Thursday, October 29, 2009

A tale of homework help - Searching for images in Google Earth using Panoramio

My daughter is learning about continents and cultures in her Grade 2 French Immersion program.  Her homework this week is to gather images that represent these regions and the people who live there.  She could have started by cutting out images from old National Geographics, but we decided to explore the Panoramio layer in Google Earth first.

After showing her how to navigate the controls for zooming in and out and panning across the continents we toured the globe and identified each of the continents.  She chose to look at images from Asia first and started zooming in until Panaramio's blue square icons came into view.  Clicking on the icon opened a photograph of people or landmarks.  She then had to decide if the image met the criteria for the assignment.  Clicking on the image a second time opened the image in a web browser.  We created a notebook for her photos in Zoho Notebook and then dragged the image into the notebook using the Zoho Notebook browser extension.  (Side note: I prefer Google Notebook, but they have discontinued support for the browser extension). Update: a Google Notebook extension for FireFox v. 3.5 can be found here.

Soon she was exploring on her own, finding interesting photos and adding them to her notebook.  She noticed that many areas didn't have photos available which led to a discussion about the natural features like deserts and mountains and why people live closer to water and coastlines.  Afterwards, we looked at her notebook and picked out the photos that best fit the criteria before printing.

I was impressed by how quickly she adapted to the use of the mouse for navigating in Google Earth, her ability to work in multiple applications at once, and her critical thinking skills for selecting appropriate photographs.

Monday, October 26, 2009

A Dateline Schools interview with your's truly

I was recently interviewed for a local radio program hosted by my RESA (Regional Education Service Agency).
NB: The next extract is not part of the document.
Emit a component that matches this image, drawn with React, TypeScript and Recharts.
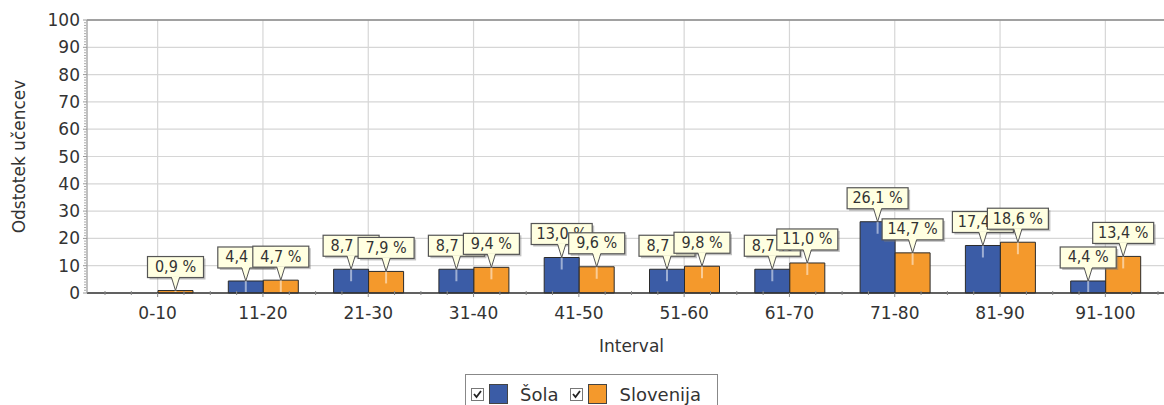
import React from "react";
import {
  BarChart,
  Bar,
  XAxis,
  YAxis,
  CartesianGrid,
  Legend,
  LabelList,
  ReferenceLine,
} from "recharts";

const intervals = ["0-10", "11-20", "21-30", "31-40", "41-50", "51-60", "61-70", "71-80", "81-90", "91-100"];
const sola = [0, 4.4, 8.7, 8.7, 13.0, 8.7, 8.7, 26.1, 17.4, 4.4];
const slovenija = [0.9, 4.7, 7.9, 9.4, 9.6, 9.8, 11.0, 14.7, 18.6, 13.4];
const yTicks = [0, 10, 20, 30, 40, 50, 60, 70, 80, 90, 100];
const seriesNames = ["Šola", "Slovenija"];

const data = intervals.map((interval, i) => ({
  interval,
  sola: sola[i],
  slovenija: slovenija[i],
}));

const BLUE = "#3b5ca6";
const ORANGE = "#f4992c";
const FONT = "'DejaVu Sans', Verdana, sans-serif";
const LABEL_FONT = "'Liberation Sans Narrow', 'DejaVu Sans Condensed', sans-serif";
const BAND = 105.3;

const fmt = (v: number) => v.toFixed(1).replace(".", ",") + " %";

function Callout(props: any) {
  const vb = props.viewBox ?? props;
  const x = vb.x ?? props.x;
  const y = vb.y ?? props.y;
  const width = vb.width ?? props.width;
  const height = vb.height ?? props.height;
  const value = props.value;
  if (!value) return null;
  const cx = x + width / 2;
  const top = y;
  const text = fmt(Number(value));
  const boxW = text.length > 5 ? 61 : 56;
  const boxH = 21;
  const boxBottom = top - 13;
  const boxTop = boxBottom - boxH;
  const left = cx - boxW / 2;
  return (
    <g>
      <line x1={cx} y1={top} x2={cx} y2={top + Math.min(12, Math.abs(height) - 1)} stroke="#ffffff" strokeOpacity={0.5} strokeWidth={2} />
      <rect x={left + 2} y={boxTop + 2} width={boxW} height={boxH} fill="#777" fillOpacity={0.45} />
      <rect x={left} y={boxTop} width={boxW} height={boxH} fill="#ffffe1" stroke="#555" strokeWidth={1.2} />
      <polygon points={`${cx - 4},${boxBottom - 1} ${cx},${top} ${cx + 4},${boxBottom - 1}`} fill="#ffffe1" />
      <polyline points={`${cx - 4},${boxBottom} ${cx},${top} ${cx + 4},${boxBottom}`} fill="none" stroke="#555" strokeWidth={1} />
      <text x={cx} y={boxTop + boxH / 2 + 5} textAnchor="middle" fontFamily={LABEL_FONT} fontSize={16} fill="#333">
        {text}
      </text>
    </g>
  );
}

function XTick(props: any) {
  const { x, y, payload, index } = props;
  const axisY = y - 8;
  const minor = [-BAND / 4, BAND / 4, BAND / 2];
  if (index === 0) minor.push(-BAND / 2);
  return (
    <g>
      {minor.map((d) => (
        <line key={d} x1={x + d} y1={axisY} x2={x + d} y2={axisY + 4} stroke="#888" />
      ))}
      <text x={x} y={y + 20} textAnchor="middle" fontFamily={FONT} fontSize={17} fill="#333">
        {payload.value}
      </text>
    </g>
  );
}

function YTick(props: any) {
  const { x, y, payload } = props;
  const axisX = x + 7;
  const step = 273 / 100;
  const minor = payload.value > 0 ? Array.from({ length: 9 }, (_, k) => (k + 1) * step) : [];
  return (
    <g>
      {minor.map((d) => (
        <line key={d} x1={axisX - 3} y1={y + d} x2={axisX - 1} y2={y + d} stroke="#aaa" />
      ))}
      <text x={x} y={y + 6} textAnchor="end" fontFamily={FONT} fontSize={17} fill="#333">
        {payload.value}
      </text>
    </g>
  );
}

function CheckBox() {
  return (
    <svg width={13} height={13} style={{ display: "block" }}>
      <rect x={0.5} y={0.5} width={12} height={12} fill="#fff" stroke="#777" />
      <polyline points="3,6 5.5,9 10,3" fill="none" stroke="#222" strokeWidth={1.8} />
    </svg>
  );
}

function LegendBox(props: any) {
  const all = props.payload ?? [];
  const items = seriesNames
    .map((n) => all.find((p: any) => p.value === n))
    .filter(Boolean);
  return (
    <div
      style={{
        border: "1px solid #888",
        background: "#fff",
        display: "flex",
        alignItems: "center",
        height: 40,
        width: 253,
        boxSizing: "border-box",
        padding: "0 0 0 5px",
        fontFamily: FONT,
        fontSize: 18,
        color: "#333",
        whiteSpace: "nowrap",
      }}
    >
      {items.map((p: any, i: number) => (
        <div key={p.value} style={{ display: "flex", alignItems: "center", marginLeft: i === 0 ? 0 : 12 }}>
          <CheckBox />
          <span
            style={{
              display: "inline-block",
              width: 19,
              height: 20,
              background: p.color,
              border: "1px solid #444",
              boxSizing: "border-box",
              marginLeft: 5,
              marginRight: 12,
            }}
          />
          <span>{p.value}</span>
        </div>
      ))}
    </div>
  );
}

export default function App() {
  return (
    <div style={{ position: "absolute", left: 0, top: 0, width: 1164, height: 405, overflow: "hidden", background: "#fff" }}>
      <BarChart
        width={1180}
        height={405}
        data={data}
        margin={{ top: 20, right: 4, left: 0, bottom: 52 }}
        barGap={0}
        barSize={35}
      >
        <CartesianGrid stroke="#d6d6d6" strokeWidth={1.2} />
        <ReferenceLine y={100} stroke="#888" strokeWidth={1.5} />
        <XAxis
          dataKey="interval"
          height={60}
          padding={{ left: 18, right: 18 }}
          axisLine={{ stroke: "#333", strokeWidth: 1.5 }}
          tickLine={{ stroke: "#888" }}
          tickSize={4}
          tick={<XTick />}
          interval={0}
          label={{ value: "Interval", position: "insideBottom", offset: 1, fill: "#333", fontSize: 17, fontFamily: FONT }}
        />
        <XAxis xAxisId="overlay" dataKey="interval" hide padding={{ left: 18, right: 18 }} />
        <YAxis
          width={87}
          domain={[0, 100]}
          ticks={yTicks}
          interval={0}
          axisLine={{ stroke: "#999" }}
          tickLine={{ stroke: "#999" }}
          tickSize={4}
          tickMargin={3}
          tick={<YTick />}
          label={{
            content: (p: any) => {
              const vb = p.viewBox ?? { y: 20, height: 273 };
              const cx = 19;
              const cy = vb.y + vb.height / 2;
              return (
                <text x={cx} y={cy} transform={`rotate(-90 ${cx} ${cy})`} textAnchor="middle" dominantBaseline="central" fontFamily={FONT} fontSize={17} fill="#333">
                  Odstotek učencev
                </text>
              );
            },
          }}
        />
        <Legend
          layout="horizontal"
          verticalAlign="middle"
          align="center"
          wrapperStyle={{ top: 374, left: 465, width: "auto", height: "auto" }}
          content={<LegendBox />}
        />
        <Bar dataKey="sola" name={seriesNames[0]} fill={BLUE} stroke="#2b2b2b" strokeWidth={1} isAnimationActive={false} />
        <Bar dataKey="slovenija" name={seriesNames[1]} fill={ORANGE} stroke="#2b2b2b" strokeWidth={1} isAnimationActive={false} />
        <Bar xAxisId="overlay" dataKey="sola" name="solaLabels" fill="none" stroke="none" legendType="none" isAnimationActive={false}>
          <LabelList dataKey="sola" content={<Callout />} />
        </Bar>
        <Bar xAxisId="overlay" dataKey="slovenija" name="slovenijaLabels" fill="none" stroke="none" legendType="none" isAnimationActive={false}>
          <LabelList dataKey="slovenija" content={<Callout />} />
        </Bar>
      </BarChart>
    </div>
  );
}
I really enjoyed talking about my school and the work I do as the technology integration consultant.  We discussed the ways in which our school is using Google Docs and Moodle as well as the importance of integrating technology in schools.  Thankfully they've edited out my tongue tied moments, and the result is worth a listen.  I welcome any questions or comments.

Sunday, October 18, 2009


Up early this morning looking for best way to update multiple status posts.

Thursday, October 15, 2009

To blog or microblog?

image source:
Last week I "lurked" in on an e-learning course led by Alec Couros featuring edublogger Sue Waters on the topic of Educational Blogging and Personal Learning Networks.  I have been working on developing my blog this year, but often find it languishing with long periods of neglect.  I wonder if I have anything valuable to say and wonder if anyone is listening?

Much of the conversation in last week's blogging discussion centered around the comments and discussions that exist after the blog is posted.  I have not had any comments so far, or so I thought, until I checked a few minutes ago and found that two comments posted weeks ago by my colleague were waiting in my comment moderation queue.  I've opened up my comment moderation settings and set my e-mail notification up so hopefully I won't miss any more.  

Which brings me to the point of my post.  I have also started using Twitter this year -  Sure, many of my posts fall silently into the twitter stream, but some have generated responses or been retweeted.  Because of Twitter I can say that I am being heard and that I am part of a Professional Learning Network.  So far I cannot say the same of blogging.  

So should I continue to blog?  The value of a long form writing platform has its place and I have turned to blogging as public repository for what I've learned and what I feel I can teach.  But the quick format of Twitter has made what I am doing visible to others in a very immediate way and helped connect me with other ed tech professionals.   

What do you think?

Thursday, October 1, 2009

The Netbooks are coming! The Netbooks are coming!

I'm excited to announce that the Academic Transitional Academy will be purchasing a "bevy" of  Acer Aspire One netbooks to further support our students' learning needs.  Netbooks are smaller than a standard laptop and also less expensive.  This allowed us to purchase more netbooks and the small size should make storage and handling easier.  They aren't as powerful as a standard laptop, but students who have been testing various models have reported that everyday computing tasks like using Moodle and Google Docs work just fine.   Greater access to technology brings many benefits and likely, a few headaches, but hopefully this technology infusion will help make our learning environment more engaging, authentic, and rigorous.